Begin AVAILABLE DATA

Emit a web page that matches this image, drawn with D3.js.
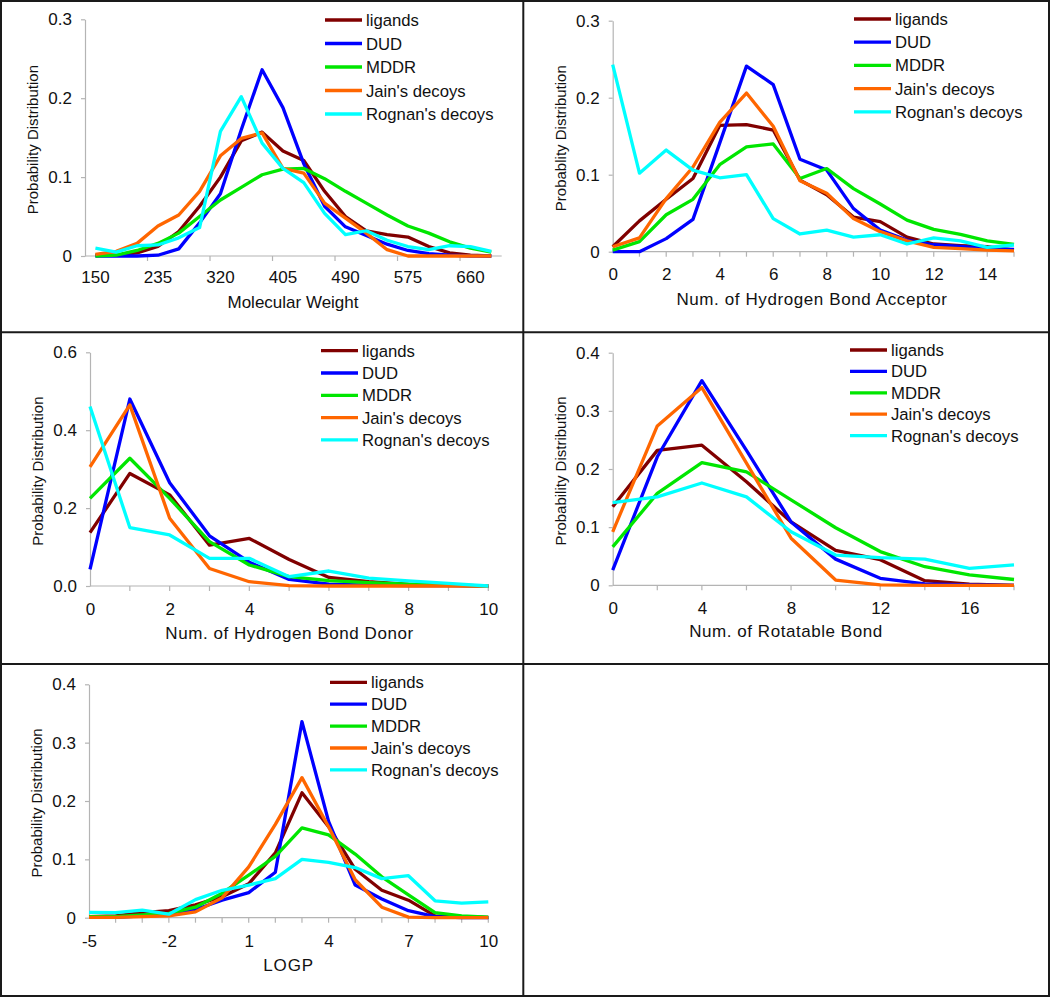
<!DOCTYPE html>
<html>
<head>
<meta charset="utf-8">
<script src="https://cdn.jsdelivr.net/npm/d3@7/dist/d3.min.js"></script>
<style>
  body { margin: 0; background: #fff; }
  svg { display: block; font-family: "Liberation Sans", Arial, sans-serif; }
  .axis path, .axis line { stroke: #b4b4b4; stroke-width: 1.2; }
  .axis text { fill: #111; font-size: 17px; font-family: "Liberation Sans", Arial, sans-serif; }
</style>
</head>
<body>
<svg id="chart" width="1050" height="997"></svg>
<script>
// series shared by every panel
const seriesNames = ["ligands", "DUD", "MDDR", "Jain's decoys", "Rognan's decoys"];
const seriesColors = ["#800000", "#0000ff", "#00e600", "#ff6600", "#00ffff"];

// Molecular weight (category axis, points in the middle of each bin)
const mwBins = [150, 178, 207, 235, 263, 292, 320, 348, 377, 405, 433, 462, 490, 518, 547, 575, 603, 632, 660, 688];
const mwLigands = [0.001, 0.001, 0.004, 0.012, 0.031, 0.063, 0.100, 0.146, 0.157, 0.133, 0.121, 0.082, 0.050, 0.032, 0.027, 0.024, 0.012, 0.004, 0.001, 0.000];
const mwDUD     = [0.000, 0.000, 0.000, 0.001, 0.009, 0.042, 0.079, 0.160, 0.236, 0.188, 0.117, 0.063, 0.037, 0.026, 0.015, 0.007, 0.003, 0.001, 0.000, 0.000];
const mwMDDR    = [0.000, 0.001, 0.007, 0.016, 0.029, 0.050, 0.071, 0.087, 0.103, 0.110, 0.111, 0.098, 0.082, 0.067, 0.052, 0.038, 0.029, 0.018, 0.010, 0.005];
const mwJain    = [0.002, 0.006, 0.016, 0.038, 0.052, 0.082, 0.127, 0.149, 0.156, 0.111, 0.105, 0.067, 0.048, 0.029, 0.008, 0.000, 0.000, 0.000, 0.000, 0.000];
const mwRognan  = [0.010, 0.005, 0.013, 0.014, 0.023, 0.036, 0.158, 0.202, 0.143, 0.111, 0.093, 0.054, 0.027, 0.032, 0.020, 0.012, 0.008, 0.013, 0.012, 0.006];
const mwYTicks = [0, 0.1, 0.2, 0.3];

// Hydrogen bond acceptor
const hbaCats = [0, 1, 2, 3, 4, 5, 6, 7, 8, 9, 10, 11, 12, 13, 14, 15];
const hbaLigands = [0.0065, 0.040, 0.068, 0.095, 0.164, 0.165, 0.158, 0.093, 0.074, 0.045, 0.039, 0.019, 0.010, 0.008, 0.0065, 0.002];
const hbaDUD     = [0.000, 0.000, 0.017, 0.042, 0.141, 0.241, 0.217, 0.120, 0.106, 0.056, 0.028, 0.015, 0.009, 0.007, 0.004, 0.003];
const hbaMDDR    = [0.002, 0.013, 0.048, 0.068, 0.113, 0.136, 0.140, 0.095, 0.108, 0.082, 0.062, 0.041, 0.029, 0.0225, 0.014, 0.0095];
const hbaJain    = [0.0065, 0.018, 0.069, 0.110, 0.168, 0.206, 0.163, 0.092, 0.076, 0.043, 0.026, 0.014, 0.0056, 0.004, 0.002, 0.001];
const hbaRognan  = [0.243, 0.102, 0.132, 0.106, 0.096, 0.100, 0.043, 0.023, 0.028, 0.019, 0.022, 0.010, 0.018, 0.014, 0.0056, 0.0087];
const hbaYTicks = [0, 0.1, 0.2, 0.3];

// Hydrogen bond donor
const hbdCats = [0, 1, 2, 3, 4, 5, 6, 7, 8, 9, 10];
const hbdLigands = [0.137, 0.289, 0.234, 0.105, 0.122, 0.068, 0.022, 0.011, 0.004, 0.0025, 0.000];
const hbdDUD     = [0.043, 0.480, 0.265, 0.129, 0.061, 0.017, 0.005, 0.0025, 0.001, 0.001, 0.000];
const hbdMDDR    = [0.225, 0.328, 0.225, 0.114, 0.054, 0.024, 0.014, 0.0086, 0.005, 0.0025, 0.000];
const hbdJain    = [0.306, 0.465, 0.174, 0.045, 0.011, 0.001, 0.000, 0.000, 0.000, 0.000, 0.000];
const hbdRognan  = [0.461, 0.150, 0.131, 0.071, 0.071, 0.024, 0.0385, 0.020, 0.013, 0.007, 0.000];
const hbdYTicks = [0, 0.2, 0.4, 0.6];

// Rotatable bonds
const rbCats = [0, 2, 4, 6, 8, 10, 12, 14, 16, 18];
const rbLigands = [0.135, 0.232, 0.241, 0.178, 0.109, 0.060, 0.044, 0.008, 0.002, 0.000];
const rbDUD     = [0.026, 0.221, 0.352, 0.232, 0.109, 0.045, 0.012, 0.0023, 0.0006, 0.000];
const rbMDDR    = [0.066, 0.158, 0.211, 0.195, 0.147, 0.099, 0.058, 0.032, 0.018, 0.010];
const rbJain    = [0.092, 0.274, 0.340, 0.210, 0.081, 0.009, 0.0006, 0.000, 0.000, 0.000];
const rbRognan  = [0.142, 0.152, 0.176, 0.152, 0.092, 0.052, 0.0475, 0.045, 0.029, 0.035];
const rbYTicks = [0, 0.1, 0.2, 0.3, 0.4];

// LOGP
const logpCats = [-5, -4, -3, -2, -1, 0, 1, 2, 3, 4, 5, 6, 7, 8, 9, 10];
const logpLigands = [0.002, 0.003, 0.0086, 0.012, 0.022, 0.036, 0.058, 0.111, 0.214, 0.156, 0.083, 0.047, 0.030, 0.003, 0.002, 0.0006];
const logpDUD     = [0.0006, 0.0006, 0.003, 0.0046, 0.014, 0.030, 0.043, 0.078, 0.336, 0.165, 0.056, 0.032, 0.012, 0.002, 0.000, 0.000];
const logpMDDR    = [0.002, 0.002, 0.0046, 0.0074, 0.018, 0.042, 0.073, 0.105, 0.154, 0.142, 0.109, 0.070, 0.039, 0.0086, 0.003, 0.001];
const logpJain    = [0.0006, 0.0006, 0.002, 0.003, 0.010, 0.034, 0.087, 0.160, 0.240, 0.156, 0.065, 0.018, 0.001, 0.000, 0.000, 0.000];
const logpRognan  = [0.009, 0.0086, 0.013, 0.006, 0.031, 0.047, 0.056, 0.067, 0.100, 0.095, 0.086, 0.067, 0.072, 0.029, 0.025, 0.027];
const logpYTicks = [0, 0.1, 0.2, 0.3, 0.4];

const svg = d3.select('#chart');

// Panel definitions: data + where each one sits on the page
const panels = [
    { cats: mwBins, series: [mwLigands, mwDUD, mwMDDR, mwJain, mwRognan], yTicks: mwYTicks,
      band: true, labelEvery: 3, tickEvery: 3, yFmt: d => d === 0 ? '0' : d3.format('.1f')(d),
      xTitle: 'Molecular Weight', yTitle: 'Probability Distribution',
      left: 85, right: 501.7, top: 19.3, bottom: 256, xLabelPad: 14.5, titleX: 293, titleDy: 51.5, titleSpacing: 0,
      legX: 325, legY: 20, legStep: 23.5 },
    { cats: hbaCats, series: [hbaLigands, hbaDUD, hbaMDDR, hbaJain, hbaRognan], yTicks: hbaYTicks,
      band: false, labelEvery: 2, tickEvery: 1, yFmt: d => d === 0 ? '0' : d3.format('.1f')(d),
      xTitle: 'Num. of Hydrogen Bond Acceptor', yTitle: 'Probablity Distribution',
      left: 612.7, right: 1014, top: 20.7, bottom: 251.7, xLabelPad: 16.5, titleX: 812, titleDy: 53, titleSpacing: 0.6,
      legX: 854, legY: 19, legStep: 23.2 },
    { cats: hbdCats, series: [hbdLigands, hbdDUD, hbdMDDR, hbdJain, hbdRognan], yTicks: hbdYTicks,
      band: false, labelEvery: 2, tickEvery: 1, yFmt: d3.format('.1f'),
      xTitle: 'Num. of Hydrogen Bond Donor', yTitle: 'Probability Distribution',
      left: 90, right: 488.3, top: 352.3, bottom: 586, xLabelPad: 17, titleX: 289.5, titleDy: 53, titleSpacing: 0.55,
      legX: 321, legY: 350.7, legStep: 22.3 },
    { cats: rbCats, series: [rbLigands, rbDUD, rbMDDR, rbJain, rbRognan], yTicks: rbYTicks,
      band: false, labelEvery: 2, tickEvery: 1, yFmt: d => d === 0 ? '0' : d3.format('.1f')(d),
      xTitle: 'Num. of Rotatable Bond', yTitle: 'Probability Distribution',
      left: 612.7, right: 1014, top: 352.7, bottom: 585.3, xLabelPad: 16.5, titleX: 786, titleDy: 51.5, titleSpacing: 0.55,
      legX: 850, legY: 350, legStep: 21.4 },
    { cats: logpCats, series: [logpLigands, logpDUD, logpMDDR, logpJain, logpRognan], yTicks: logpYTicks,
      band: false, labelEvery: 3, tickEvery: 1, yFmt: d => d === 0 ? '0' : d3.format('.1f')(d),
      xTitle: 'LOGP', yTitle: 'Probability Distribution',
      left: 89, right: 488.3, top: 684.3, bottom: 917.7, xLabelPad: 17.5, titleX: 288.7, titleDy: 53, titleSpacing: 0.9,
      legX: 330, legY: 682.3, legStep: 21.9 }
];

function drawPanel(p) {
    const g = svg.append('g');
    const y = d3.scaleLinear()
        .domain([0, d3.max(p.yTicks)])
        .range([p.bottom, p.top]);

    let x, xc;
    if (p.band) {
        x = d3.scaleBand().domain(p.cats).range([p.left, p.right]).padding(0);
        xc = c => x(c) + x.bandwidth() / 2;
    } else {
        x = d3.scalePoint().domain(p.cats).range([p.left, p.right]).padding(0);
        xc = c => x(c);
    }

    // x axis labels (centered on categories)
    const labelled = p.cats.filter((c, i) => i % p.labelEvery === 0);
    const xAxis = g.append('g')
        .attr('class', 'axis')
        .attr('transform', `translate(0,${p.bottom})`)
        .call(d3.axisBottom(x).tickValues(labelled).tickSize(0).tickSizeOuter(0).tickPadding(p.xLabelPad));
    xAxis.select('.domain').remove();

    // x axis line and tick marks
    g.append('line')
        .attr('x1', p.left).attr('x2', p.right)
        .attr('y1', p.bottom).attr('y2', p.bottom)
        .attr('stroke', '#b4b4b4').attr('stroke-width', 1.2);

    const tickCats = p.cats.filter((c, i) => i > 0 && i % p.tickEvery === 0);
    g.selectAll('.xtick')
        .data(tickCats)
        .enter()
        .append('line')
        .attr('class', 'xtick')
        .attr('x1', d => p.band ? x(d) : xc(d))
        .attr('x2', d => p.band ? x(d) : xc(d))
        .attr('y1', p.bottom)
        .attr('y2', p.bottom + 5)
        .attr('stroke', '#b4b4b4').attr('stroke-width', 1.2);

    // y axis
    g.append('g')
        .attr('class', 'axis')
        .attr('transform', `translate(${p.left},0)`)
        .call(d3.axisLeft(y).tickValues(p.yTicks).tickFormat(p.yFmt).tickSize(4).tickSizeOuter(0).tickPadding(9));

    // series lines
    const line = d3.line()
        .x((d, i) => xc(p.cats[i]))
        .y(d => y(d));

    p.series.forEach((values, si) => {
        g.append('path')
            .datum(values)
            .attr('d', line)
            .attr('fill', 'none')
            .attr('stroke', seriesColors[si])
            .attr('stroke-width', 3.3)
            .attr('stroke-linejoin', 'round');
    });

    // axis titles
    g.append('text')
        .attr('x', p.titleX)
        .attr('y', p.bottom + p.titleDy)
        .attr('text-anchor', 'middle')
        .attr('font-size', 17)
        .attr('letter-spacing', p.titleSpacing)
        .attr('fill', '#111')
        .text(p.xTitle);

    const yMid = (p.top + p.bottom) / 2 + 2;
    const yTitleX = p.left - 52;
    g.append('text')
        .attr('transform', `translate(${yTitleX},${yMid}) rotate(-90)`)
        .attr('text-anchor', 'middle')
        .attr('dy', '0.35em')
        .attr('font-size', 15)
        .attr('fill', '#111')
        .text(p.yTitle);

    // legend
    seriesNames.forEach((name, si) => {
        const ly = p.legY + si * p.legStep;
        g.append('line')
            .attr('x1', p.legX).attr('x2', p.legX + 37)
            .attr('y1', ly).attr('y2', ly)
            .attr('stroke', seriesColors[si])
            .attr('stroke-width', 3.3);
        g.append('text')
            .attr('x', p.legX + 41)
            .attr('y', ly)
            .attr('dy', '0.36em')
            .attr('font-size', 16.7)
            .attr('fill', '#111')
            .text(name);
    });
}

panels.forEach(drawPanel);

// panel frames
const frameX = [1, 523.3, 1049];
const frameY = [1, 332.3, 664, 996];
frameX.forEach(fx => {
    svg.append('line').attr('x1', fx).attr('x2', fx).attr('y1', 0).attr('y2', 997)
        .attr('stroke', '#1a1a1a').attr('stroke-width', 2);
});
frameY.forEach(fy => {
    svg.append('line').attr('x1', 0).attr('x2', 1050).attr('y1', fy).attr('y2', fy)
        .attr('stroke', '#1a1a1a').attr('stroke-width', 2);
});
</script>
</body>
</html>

End AVAILABLE DATA

▸ TO BE DONE
Pick out each line containing "page" and report it.

▸ EXERCISE OUTPUT
Emit a web page that matches this image, drawn with D3.js.
// Panel definitions: data + where each one sits on the page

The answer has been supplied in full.